# Given task:
Pick out each line containing the string "size" and copy it.

# Listing:
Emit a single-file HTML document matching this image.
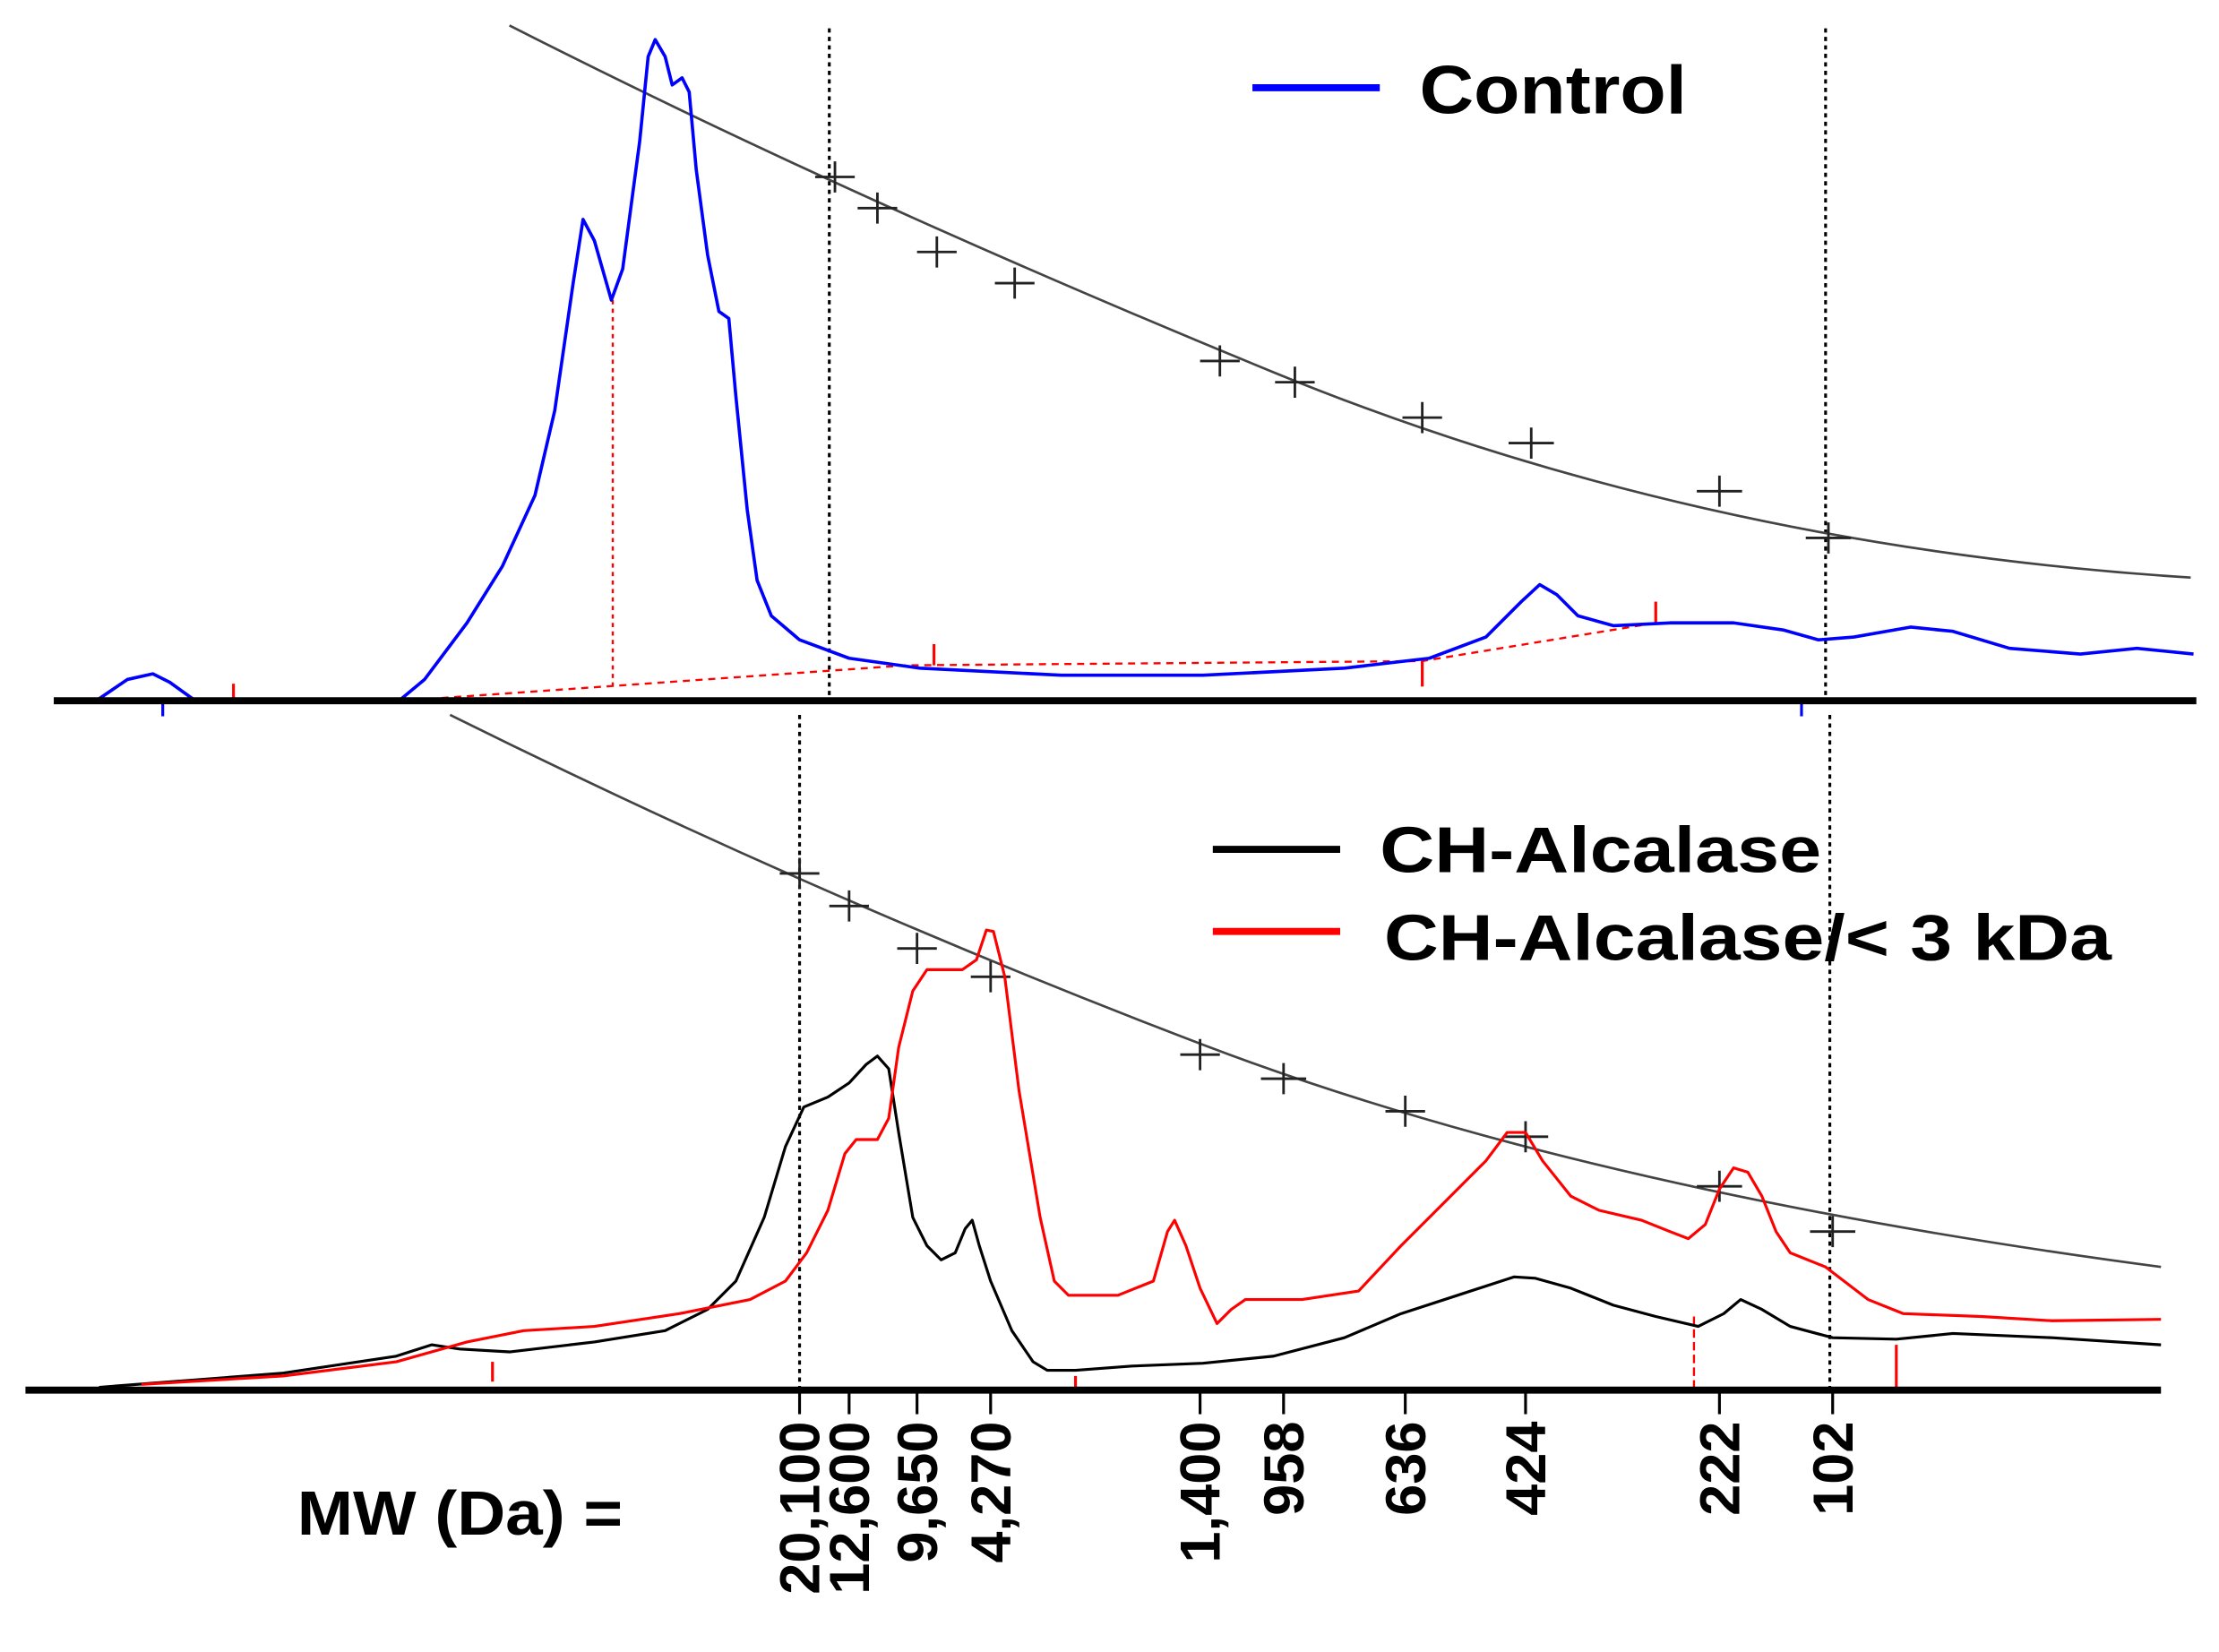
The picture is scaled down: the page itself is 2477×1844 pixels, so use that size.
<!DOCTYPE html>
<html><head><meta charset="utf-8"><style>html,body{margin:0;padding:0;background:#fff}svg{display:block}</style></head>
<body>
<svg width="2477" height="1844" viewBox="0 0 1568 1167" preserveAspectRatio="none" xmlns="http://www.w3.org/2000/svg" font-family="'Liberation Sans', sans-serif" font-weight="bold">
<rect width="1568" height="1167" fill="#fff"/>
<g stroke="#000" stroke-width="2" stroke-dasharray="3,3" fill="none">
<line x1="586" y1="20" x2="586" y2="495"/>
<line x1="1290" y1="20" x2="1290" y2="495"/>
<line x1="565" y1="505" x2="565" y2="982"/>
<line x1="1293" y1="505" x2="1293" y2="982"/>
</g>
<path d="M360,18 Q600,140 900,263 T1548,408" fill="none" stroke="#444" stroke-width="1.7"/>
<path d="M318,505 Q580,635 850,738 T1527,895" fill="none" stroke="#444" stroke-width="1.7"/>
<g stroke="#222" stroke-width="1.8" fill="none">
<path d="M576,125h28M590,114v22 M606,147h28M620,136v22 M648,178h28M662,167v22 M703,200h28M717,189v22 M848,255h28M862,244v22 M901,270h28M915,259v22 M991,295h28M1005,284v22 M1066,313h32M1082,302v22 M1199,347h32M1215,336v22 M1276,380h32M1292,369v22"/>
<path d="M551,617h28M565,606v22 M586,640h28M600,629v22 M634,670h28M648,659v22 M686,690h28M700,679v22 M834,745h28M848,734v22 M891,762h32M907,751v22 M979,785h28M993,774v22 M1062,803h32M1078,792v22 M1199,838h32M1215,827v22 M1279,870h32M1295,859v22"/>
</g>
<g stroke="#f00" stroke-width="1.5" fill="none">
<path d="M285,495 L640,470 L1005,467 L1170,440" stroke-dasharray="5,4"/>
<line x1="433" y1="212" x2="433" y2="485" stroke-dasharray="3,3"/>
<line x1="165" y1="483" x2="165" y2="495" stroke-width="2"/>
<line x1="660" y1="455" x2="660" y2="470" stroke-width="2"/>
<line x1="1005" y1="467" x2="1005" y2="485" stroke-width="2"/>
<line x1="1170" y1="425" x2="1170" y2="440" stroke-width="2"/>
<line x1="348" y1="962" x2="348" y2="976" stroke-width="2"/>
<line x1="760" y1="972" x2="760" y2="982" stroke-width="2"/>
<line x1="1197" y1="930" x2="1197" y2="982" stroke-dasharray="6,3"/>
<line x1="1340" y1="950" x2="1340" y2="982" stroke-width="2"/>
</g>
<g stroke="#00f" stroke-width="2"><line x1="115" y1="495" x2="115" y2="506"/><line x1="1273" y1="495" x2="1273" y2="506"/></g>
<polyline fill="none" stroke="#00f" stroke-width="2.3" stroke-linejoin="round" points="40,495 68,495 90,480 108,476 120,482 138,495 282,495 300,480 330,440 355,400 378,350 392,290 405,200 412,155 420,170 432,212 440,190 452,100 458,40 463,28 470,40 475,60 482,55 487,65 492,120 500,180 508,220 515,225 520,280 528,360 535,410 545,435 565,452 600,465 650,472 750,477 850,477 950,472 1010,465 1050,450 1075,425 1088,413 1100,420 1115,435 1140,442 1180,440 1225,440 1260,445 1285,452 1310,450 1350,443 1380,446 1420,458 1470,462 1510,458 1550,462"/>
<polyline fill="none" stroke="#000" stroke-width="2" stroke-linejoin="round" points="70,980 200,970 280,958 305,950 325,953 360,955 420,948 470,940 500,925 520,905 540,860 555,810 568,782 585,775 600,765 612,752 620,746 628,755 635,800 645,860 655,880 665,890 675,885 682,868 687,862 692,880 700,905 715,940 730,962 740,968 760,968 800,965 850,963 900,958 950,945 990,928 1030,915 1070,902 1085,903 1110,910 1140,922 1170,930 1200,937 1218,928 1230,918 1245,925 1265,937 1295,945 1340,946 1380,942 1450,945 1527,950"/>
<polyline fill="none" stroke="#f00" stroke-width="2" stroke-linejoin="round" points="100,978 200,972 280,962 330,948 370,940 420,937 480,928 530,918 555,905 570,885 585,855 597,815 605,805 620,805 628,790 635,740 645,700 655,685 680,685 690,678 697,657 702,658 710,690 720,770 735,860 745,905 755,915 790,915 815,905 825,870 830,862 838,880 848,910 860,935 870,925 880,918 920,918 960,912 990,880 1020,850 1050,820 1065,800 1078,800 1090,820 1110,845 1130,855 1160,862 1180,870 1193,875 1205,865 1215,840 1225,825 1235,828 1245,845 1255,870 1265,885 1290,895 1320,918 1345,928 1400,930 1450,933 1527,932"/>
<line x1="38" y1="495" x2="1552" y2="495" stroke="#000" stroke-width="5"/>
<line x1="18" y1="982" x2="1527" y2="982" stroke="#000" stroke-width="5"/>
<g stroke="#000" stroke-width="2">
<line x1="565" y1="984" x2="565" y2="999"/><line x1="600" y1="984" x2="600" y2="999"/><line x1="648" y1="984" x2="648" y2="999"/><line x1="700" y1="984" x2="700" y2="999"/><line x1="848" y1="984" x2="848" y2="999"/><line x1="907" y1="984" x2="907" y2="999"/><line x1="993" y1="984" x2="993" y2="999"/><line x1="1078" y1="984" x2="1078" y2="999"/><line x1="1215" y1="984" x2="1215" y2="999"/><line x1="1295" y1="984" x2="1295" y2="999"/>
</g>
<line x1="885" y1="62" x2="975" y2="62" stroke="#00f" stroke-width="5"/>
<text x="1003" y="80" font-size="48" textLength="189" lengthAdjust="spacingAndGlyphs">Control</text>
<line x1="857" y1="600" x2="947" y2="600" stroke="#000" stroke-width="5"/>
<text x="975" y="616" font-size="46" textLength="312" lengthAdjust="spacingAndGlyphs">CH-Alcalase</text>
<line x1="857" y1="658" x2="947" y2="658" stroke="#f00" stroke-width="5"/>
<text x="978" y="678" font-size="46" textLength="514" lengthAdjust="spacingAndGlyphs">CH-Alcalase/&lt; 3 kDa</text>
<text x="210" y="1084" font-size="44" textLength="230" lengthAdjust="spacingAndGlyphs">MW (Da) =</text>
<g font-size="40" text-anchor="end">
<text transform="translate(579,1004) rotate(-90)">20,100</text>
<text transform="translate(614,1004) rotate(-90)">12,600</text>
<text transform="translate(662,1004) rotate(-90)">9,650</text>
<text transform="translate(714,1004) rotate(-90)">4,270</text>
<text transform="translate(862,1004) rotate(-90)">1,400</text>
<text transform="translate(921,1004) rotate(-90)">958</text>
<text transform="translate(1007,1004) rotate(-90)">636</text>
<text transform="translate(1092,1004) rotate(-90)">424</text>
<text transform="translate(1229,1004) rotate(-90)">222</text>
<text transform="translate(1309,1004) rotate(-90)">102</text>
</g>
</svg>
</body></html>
==
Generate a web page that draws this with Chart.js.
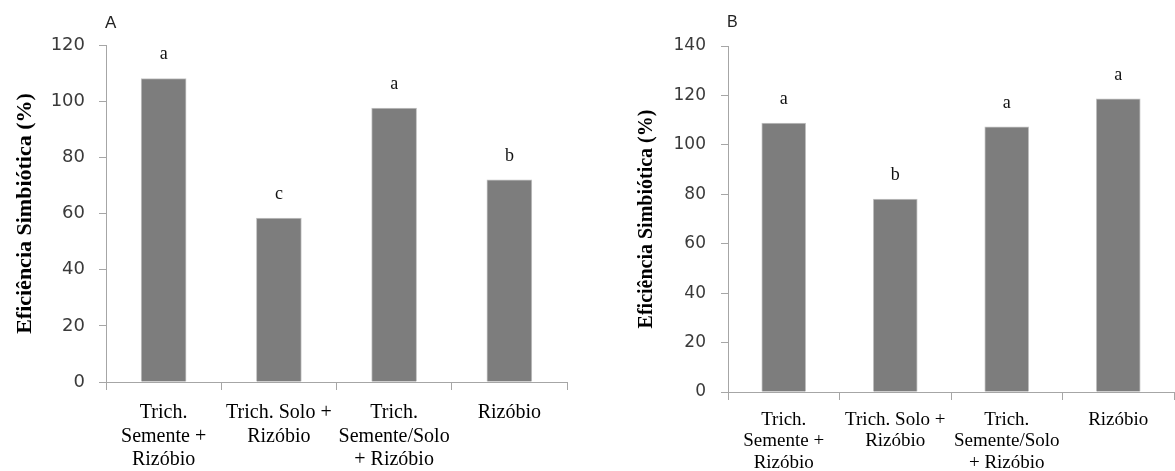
==
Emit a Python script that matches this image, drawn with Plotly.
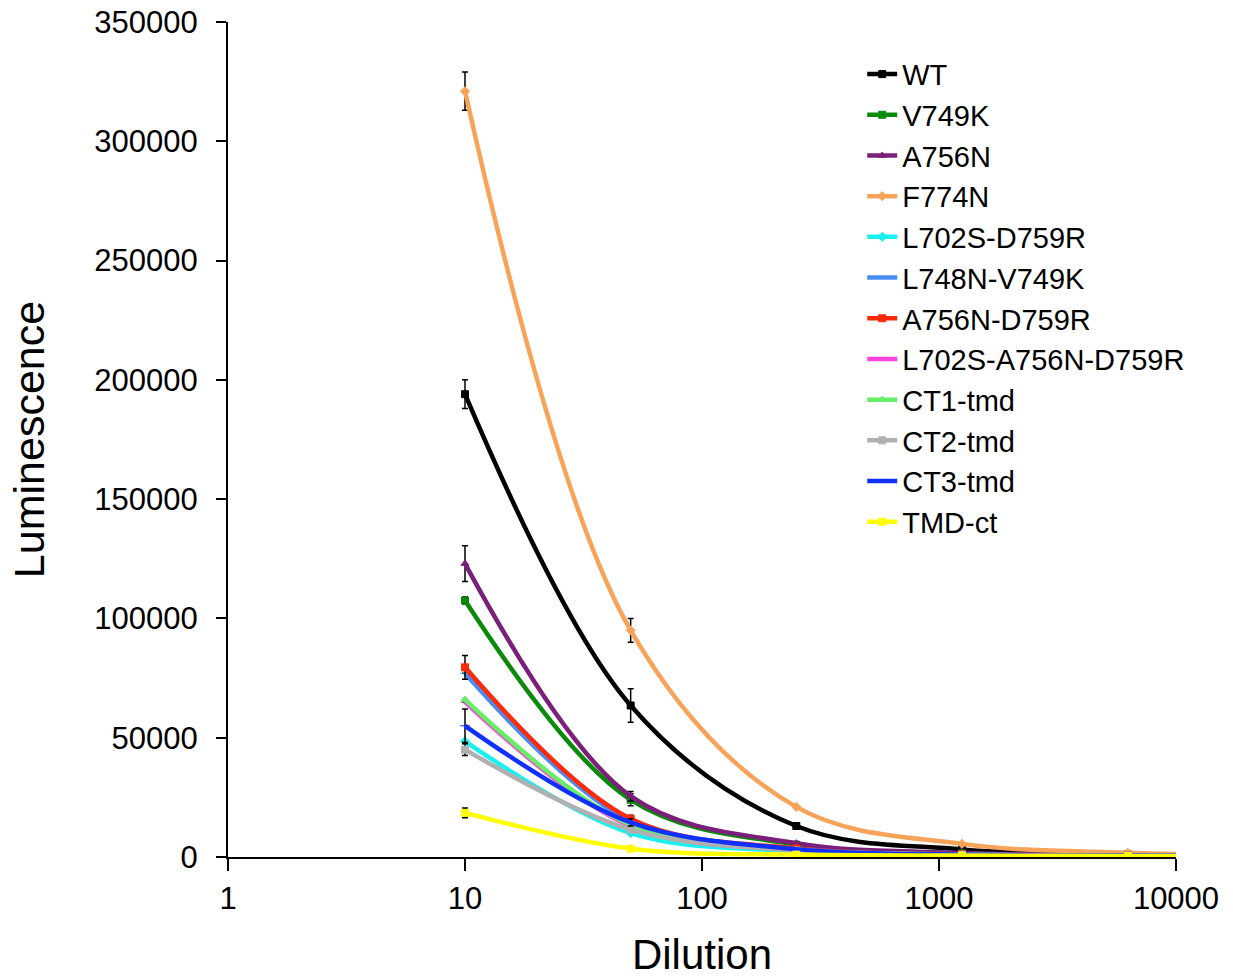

# Problem solution:
The picture is scaled down: the page itself is 2477×1844 pixels, so use that size.
<text x="1003" y="80" font-size="48" textLength="189" lengthAdjust="spacingAndGlyphs">Control</text>
<text x="975" y="616" font-size="46" textLength="312" lengthAdjust="spacingAndGlyphs">CH-Alcalase</text>
<text x="978" y="678" font-size="46" textLength="514" lengthAdjust="spacingAndGlyphs">CH-Alcalase/&lt; 3 kDa</text>
<text x="210" y="1084" font-size="44" textLength="230" lengthAdjust="spacingAndGlyphs">MW (Da) =</text>
<g font-size="40" text-anchor="end">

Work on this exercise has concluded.